What distinguishes an A student from a regular student is the way one argue in one’s answer script. This have been told to us by our lecturers over and over again. Even in real life, cases are won and lost because of arguments presented in court. For those of you who intend to depart from precedent, here’s your chance. Most examiners expect you to justify your stand and apply all the law/principles you cited earlier. For the purpose of academics, you are expected to follow the precedent. But you are also given room to criticize a judgment.

To apply, you really have to read the cases themselves. Not a summary you can get from the text book. Only by reading the judgment itself can you for yourself see why this judge adopted this decision and all other issues raised. Unfortunately for us, there is no shortcut.

Remember that your arguments should be in logical order. While it’s easier and more tempting to adopt whatever notes you read, it’s just good enough for you to pass. But memorizers isn’t what the legal profession needs. We need more law students, lawyers and judges who have substance as well. This is where, to quote my former Administrative Law lecturer, UiTM and MU law students are different: the later have more substance compared to the former. And I personally agree.

D. Conclusion

As with any novel and essays, you must end your answer with a conclusion. To do this, you simply take the all the issues you mentioned and reword it based on the direction you took. Example: The contract between A and B is void because… .

Your conclusion carries about one mark or so each.

Use ILAC Tailored to Your Needs

Remember that what I’ve shared with you is merely the tip of an iceberg. As you progress, you will be able to manipulate this formula to create that A essay. There are, however, many other issues which I have not raised here. Examples: how do you apply when there are multiple issues? What language should you use when writing the essay?

As time progress, I’ll shed some light here. I would like to recommend the book Exam Skills for Law Students 2nd Edition by Marry McVea & Peter Cumper. It’s printed by Oxford University Press. I got my copy from Kinokuniya KLCC for RM59.90. For UiTM Law Students, I saw a copy of the same book in PTAR2.

For now, happy writing and good luck.

February 14, 2008

From the Law Student’s Desk

“What course are you talking?”

“I’m reading Law.”

“Wow! You must be pretty smart!”

INTRODUCTION

The conversation above is pretty much a typical scenario you’d face, especially when you’re a law student. Society’s perception of lawyers are like how it was just after Merdeka. But back then, law schools were limited in Malaysia. The courses offered were LL.B. (Hons) U of London Exernal programmes - if any. Fast forward it to 2008, we have many universities and institutions of higher learning who offer their own Law degree or diploma. Some in the private sector still conduct external LL.B. (Hons) programme but sown to meet their needs. While the number of Law Students in Malaysia continue to increase, the stigma will hardly change.

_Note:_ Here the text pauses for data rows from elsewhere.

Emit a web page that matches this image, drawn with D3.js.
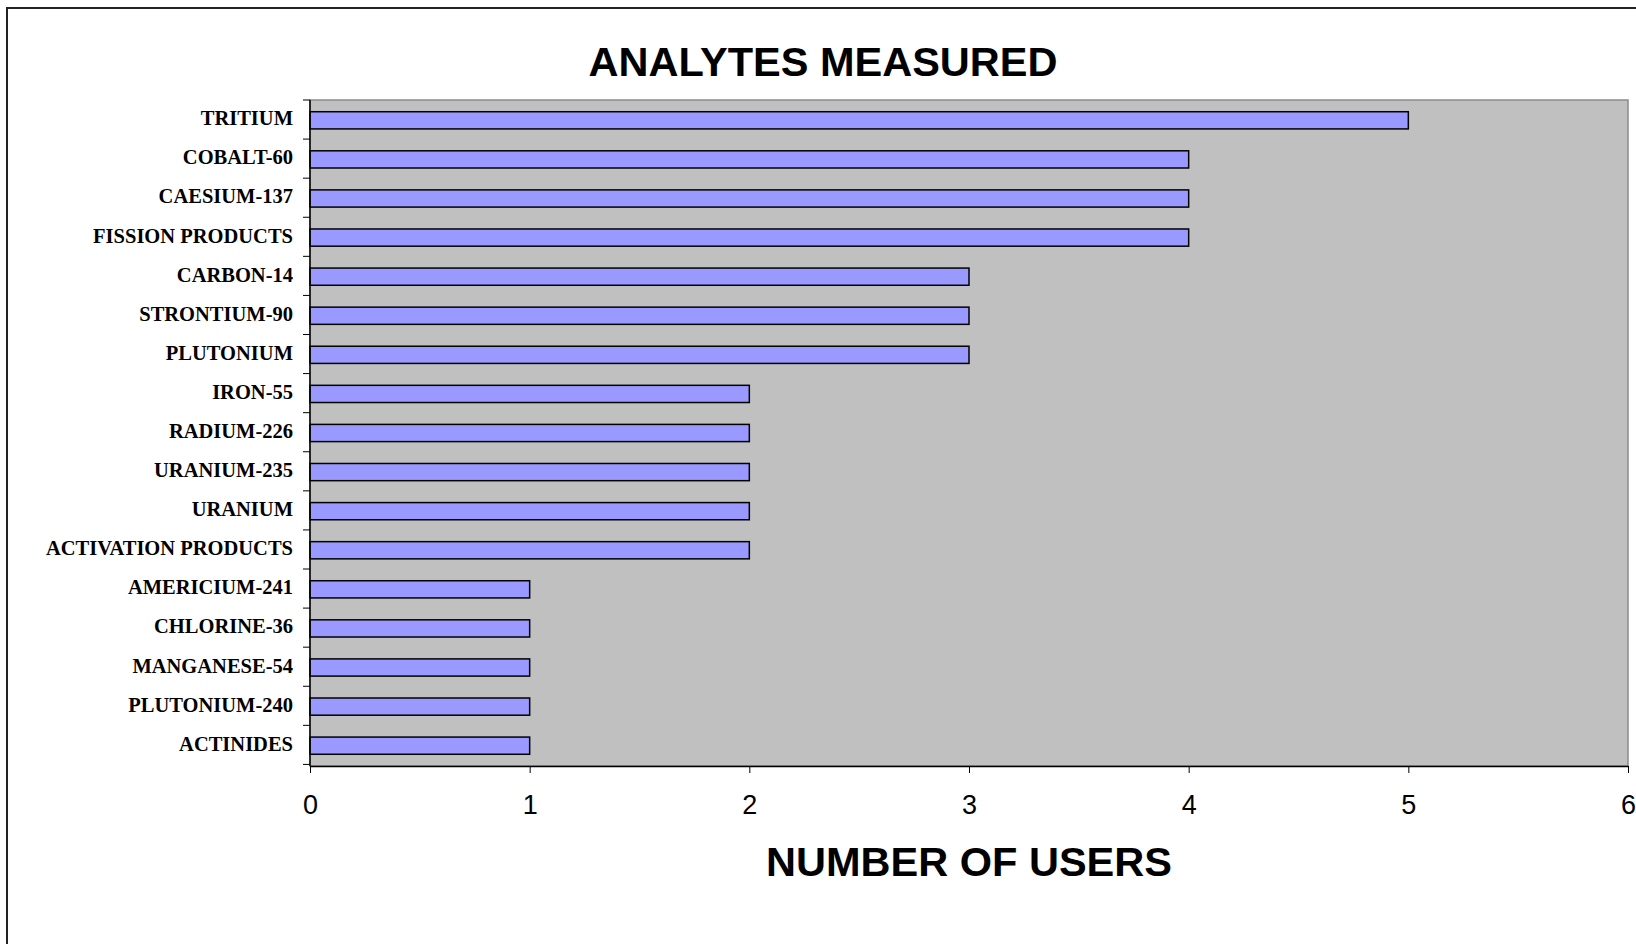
<!DOCTYPE html>
<html>
<head>
<meta charset="utf-8">
<script src="https://cdn.jsdelivr.net/npm/d3@7"></script>
<style>
  html, body { margin: 0; padding: 0; background: #fff; }
  svg { display: block; }
</style>
</head>
<body>
<div id="chart"></div>
<script>
// Analytes and how many users measure each one
const categories = [
  "TRITIUM", "COBALT-60", "CAESIUM-137", "FISSION PRODUCTS", "CARBON-14",
  "STRONTIUM-90", "PLUTONIUM", "IRON-55", "RADIUM-226", "URANIUM-235",
  "URANIUM", "ACTIVATION PRODUCTS", "AMERICIUM-241", "CHLORINE-36",
  "MANGANESE-54", "PLUTONIUM-240", "ACTINIDES"
];
const users = [5, 4, 4, 4, 3, 3, 3, 2, 2, 2, 2, 2, 1, 1, 1, 1, 1];
const xTicks = [0, 1, 2, 3, 4, 5, 6];
const chartTitle = "ANALYTES MEASURED";
const xTitle = "NUMBER OF USERS";

const W = 1636, H = 944;
const plot = { left: 310, top: 100, right: 1628, bottom: 766 };

const svg = d3.select("#chart").append("svg")
  .attr("width", W).attr("height", H);

// outer chart frame (left and top edges)
svg.append("path")
  .attr("d", `M7,${H} L7,8 L${W},8`)
  .attr("fill", "none").attr("stroke", "#222").attr("stroke-width", 2);

const x = d3.scaleLinear().domain([0, 6]).range([plot.left, plot.right]);
const y = d3.scaleBand().domain(categories)
  .range([plot.top, plot.bottom])
  .paddingInner(0.56).paddingOuter(0.3);

// plot area
svg.append("rect")
  .attr("x", plot.left).attr("y", plot.top)
  .attr("width", plot.right - plot.left).attr("height", plot.bottom - plot.top)
  .attr("fill", "#c0c0c0").attr("stroke", "#8a8a8a").attr("stroke-width", 1.5);

// bars
svg.append("g").selectAll("rect")
  .data(categories.map((c, i) => ({ c, v: users[i] })))
  .join("rect")
  .attr("x", x(0))
  .attr("y", d => y(d.c))
  .attr("width", d => x(d.v) - x(0))
  .attr("height", y.bandwidth())
  .attr("fill", "#9999ff")
  .attr("stroke", "#000")
  .attr("stroke-width", 1.5);

// x axis
const xAxis = svg.append("g")
  .attr("transform", `translate(0,${plot.bottom})`)
  .call(d3.axisBottom(x).tickValues(xTicks).tickFormat(d3.format("d"))
    .tickSize(7).tickSizeOuter(0).tickPadding(22));
xAxis.select(".domain").attr("stroke", "#000").attr("stroke-width", 1.5);
xAxis.selectAll(".tick line").attr("stroke", "#000");
xAxis.selectAll(".tick text")
  .attr("font-family", "Liberation Sans, Arial, sans-serif")
  .attr("font-size", 27).attr("fill", "#000");

// y axis: line plus ticks at category boundaries
const step = y.step();
const boundaries = d3.range(categories.length + 1)
  .map(i => plot.top + i * step);
const yAxis = svg.append("g");
yAxis.append("line")
  .attr("x1", plot.left).attr("x2", plot.left)
  .attr("y1", plot.top).attr("y2", plot.bottom)
  .attr("stroke", "#000").attr("stroke-width", 1.5);
yAxis.selectAll("line.tick")
  .data(boundaries)
  .join("line").attr("class", "tick")
  .attr("x1", plot.left - 7).attr("x2", plot.left)
  .attr("y1", d => d).attr("y2", d => d)
  .attr("stroke", "#000").attr("stroke-width", 1);
yAxis.selectAll("text")
  .data(categories)
  .join("text")
  .attr("x", 293)
  .attr("y", d => y(d) + y.bandwidth() / 2 + 5)
  .attr("text-anchor", "end")
  .attr("font-family", "Liberation Serif, Times New Roman, serif")
  .attr("font-weight", "bold")
  .attr("font-size", 20.5)
  .attr("fill", "#000")
  .text(d => d);

// titles
svg.append("text")
  .attr("x", 823).attr("y", 76)
  .attr("text-anchor", "middle")
  .attr("font-family", "Liberation Sans, Arial, sans-serif")
  .attr("font-weight", "bold").attr("font-size", 41.5)
  .text(chartTitle);

svg.append("text")
  .attr("x", (plot.left + plot.right) / 2).attr("y", 876)
  .attr("text-anchor", "middle")
  .attr("font-family", "Liberation Sans, Arial, sans-serif")
  .attr("font-weight", "bold").attr("font-size", 41.5)
  .text(xTitle);
</script>
</body>
</html>
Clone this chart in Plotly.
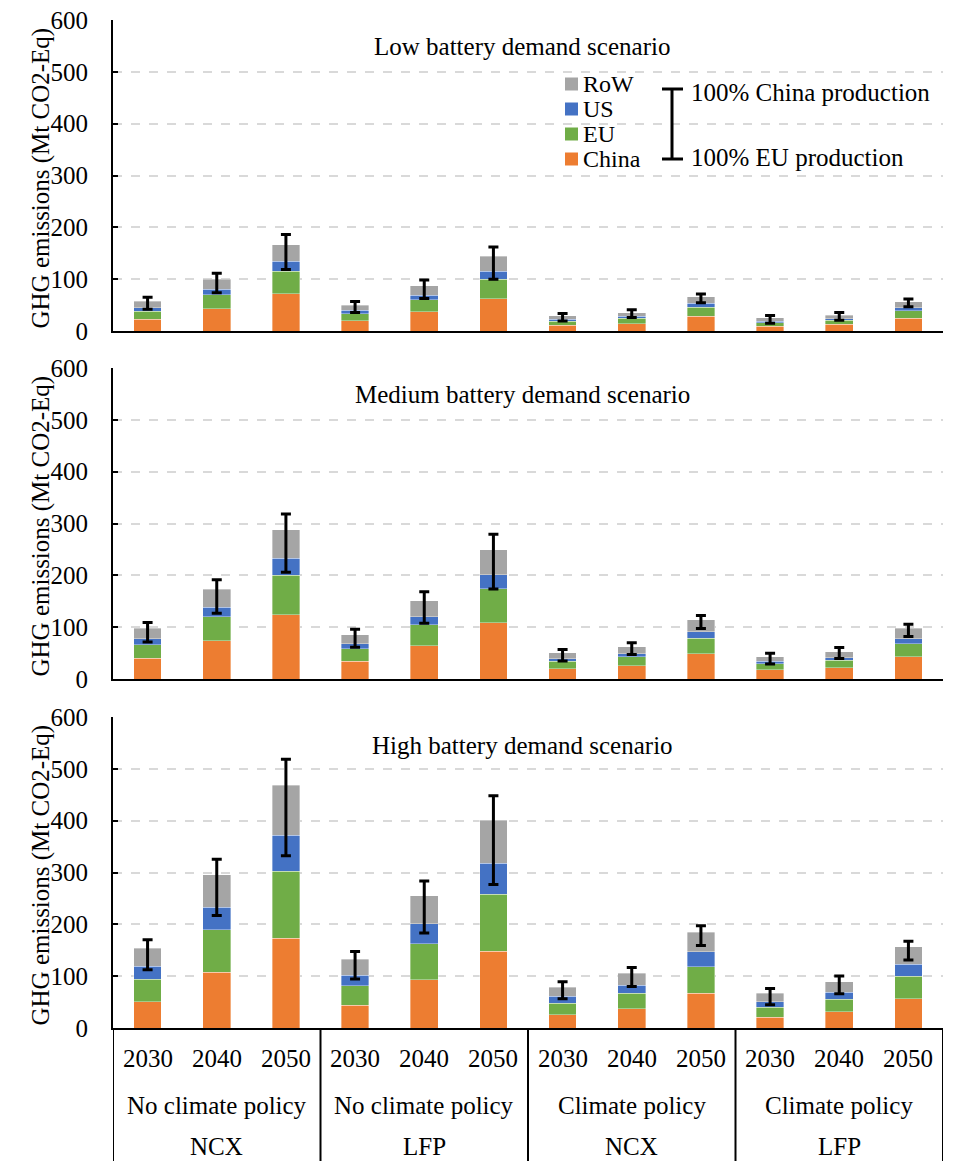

Briefly about me. I’m a 2nd year Legal Studies undergraduate in Universiti Teknologi MARA Malaysia (UiTM). Before starting out in Shah Alam in July 2006, I did the UiTM Law Foundation (Pre-Law/PI005) in UiTM Kedah for 3 semesters. While I’ve never been on the Dean’s List before, this blog isn’t meant to parade my results or knowledge. On the contrary, this initiative is meant to share ideas and experiance among law students in Malaysia. That is why this blog will be written to cater for that very target.

Organisation of Blog

For easy reference, entries will be categorized (duh!). At this moment, the types of entries which you can expect are:-

  • Blog Administration - Involves the management, expansion etc. of this blog. From time to time, announcements would be made under this category.
  • Study Skills & Exam Techniques - A common problem we share, especially when you’re in the 1st Semester/Year, how on earth do you study law? Are you going to memorise each case word by word? How do you answer your exam questions? From time to time, I’ll share my findings on this matter.
  • From the Eyes of the Law Student - This category will be filled with comments on current issues, legally or otherwise. Since this blog is for Law Students, I wouldn’t really be writing on the political aspect. There are a plethora of blogs on politics on the internet. All you need to do is Google.
  • Outside Black-and-White - Look forward to entries on living and life skills during and after study. Studying Law isn’t just about going to classes and heading home. As a human being, you have certain needs and skills which you must acquire. After all, University is meant to prepare you for life.
  • From the Faculty - For those of you who’d like to share activities organised by your faculty/school, feel free to contact me so I can include them in this blog. Consider this free publicity, especially when you’re tight on budget. Will need the details to write up something alluring.
  • Applying the Law - As much as I would like to drop the lectures at the main gate, what’s the point of learning about law if you’re not going to apply it in life? To me, that’s the only thing which would make a dull programme more lively. In the future, I intend to invite more voluntary contributors to write on this area. Suggestions on applying Donoghue v Stevenson and Rylands v Fletcher as you live your daily life would be interesting. And when you do end up practicing, I’m more than certain it’ll be very handy for you.

Private Initiative

As a reminder, this From the Law Student’s Desk is a private initiative taken by a Law student. No money is involved unless you intend to advertise your service or product. While I may be studying in UiTM, the posts here are not influenced by or confined to that institution. This is a Law Students’ blog by a Law student for Law Students in Malaysia. Even so, a degree of censorship will be undertaken to prevent any conflict with any law enforced in Malaysia - especially the University and College University’s Act (AUKU).